YuniKorn's preemption feature allows higher-priority tasks to dynamically reallocate resources by preempting lower-priority ones, ensuring critical workloads get necessary resources in a multi-tenant Kubernetes environment. This proactive mechanism maintains system stability and fairness, integrating with Kubernetes' priority classes and YuniKorn's hierarchical queue system.

Throughput

Throughput is a key criterion for measuring scheduler performance. It is critical for a large scale distributed system. If throughput is bad, applications may waste time on waiting for scheduling and further impact service SLAs. When the cluster gets bigger, it also means there is a requirement for higher throughput. The performance evaluation based on Kube-mark reveals some perf numbers.
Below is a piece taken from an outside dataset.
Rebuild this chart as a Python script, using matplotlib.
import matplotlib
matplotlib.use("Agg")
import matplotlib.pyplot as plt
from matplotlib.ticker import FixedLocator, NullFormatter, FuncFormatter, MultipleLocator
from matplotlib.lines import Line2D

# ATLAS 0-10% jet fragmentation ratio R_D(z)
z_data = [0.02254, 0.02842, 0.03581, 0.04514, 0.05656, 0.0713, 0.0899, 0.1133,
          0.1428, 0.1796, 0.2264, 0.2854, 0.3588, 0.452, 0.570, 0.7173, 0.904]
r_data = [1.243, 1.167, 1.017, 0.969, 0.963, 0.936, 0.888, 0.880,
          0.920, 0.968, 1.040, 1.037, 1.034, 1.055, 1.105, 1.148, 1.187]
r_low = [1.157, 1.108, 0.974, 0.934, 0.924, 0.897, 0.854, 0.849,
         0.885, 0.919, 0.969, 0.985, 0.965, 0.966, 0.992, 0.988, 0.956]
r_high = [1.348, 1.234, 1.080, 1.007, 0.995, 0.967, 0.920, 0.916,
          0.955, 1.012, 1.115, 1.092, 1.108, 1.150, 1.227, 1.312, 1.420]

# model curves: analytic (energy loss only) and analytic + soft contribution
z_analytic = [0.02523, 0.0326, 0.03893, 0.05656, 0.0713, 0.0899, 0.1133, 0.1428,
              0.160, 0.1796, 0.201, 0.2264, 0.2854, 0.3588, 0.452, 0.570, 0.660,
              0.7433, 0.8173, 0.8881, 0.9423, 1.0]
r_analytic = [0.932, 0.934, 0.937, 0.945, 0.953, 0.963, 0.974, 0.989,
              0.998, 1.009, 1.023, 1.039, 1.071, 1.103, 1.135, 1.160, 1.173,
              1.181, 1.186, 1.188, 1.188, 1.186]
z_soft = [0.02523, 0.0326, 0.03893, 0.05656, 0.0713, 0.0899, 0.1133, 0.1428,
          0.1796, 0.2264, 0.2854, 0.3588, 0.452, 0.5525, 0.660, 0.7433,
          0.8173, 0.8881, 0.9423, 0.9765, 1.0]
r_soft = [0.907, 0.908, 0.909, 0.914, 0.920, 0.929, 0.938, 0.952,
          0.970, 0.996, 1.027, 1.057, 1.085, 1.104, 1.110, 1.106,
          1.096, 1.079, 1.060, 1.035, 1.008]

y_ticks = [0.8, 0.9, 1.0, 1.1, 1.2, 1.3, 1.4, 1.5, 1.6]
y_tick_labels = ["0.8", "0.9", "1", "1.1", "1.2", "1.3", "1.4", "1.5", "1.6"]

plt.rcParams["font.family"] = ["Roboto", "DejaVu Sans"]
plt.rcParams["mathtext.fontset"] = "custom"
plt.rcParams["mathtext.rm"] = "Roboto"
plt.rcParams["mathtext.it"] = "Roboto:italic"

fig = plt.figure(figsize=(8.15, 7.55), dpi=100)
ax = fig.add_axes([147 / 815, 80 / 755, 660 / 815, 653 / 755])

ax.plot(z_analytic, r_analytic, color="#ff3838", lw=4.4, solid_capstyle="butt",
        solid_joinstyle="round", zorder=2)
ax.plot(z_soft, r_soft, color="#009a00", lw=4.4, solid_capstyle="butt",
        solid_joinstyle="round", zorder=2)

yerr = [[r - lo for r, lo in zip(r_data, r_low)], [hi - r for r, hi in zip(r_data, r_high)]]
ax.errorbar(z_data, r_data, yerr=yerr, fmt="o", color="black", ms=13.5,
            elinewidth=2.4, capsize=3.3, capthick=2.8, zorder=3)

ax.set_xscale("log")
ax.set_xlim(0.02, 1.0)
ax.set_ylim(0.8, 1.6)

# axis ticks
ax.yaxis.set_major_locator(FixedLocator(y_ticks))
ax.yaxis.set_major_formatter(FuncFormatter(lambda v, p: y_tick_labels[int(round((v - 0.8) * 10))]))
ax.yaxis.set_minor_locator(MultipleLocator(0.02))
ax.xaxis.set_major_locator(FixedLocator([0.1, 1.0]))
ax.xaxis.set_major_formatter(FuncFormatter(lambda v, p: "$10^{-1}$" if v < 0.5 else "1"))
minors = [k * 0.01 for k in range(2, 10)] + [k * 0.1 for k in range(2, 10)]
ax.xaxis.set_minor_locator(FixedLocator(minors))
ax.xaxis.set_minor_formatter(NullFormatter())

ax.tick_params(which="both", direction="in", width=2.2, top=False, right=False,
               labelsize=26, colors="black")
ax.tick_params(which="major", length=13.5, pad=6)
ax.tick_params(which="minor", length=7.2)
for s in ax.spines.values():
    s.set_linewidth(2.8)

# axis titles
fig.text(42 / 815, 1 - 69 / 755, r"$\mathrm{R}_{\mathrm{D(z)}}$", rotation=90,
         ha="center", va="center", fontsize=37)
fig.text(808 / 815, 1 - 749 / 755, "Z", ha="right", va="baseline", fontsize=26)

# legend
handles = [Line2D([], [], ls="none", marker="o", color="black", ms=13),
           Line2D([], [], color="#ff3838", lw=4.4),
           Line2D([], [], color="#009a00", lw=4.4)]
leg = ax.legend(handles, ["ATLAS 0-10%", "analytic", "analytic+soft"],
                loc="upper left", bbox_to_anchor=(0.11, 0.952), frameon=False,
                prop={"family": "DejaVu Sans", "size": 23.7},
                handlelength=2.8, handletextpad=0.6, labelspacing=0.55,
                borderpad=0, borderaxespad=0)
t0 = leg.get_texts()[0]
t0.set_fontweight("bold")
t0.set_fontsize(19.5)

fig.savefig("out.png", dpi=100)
MaxApplication Enforcement

The MaxApplication enforcement feature allows users to limit the number of running applications for a configured queue. This feature is critical in large scale batch workloads. Without this feature, when a large number of concurrent jobs are launched, they would compete for resources, and a certain amount of resources would be wasted, which could lead to job failure. The Partition and Queue Configuration provides configuration examples.

CPU Architecture support

YuniKorn supports running on ARM as well as on AMD/Intel CPUs. With the release of YuniKorn 1.1.0, prebuilt convenience images for both architectures are provided in docker hub.

Event system and application history tracking

Whenever something relevant happens inside the scheduler (eg. request is added, allocation happens in a queue, node removal, queue or user quota is exceeded, etc) an appropriate event is generated. This enables users to reliably generate usage statistics about their workloads over time. Since the event structure is well-defined, this is much more suitable for automated processing than logs. Application history (state transitions & allocations), node, queue, user and group resource usage can be examined without having to look at the logs. The events accessible on the REST interface in two ways: batch or streaming. A batch query simply returns the list of events, while the streaming endpoint keeps the connection open and new events are immediately sent to the client.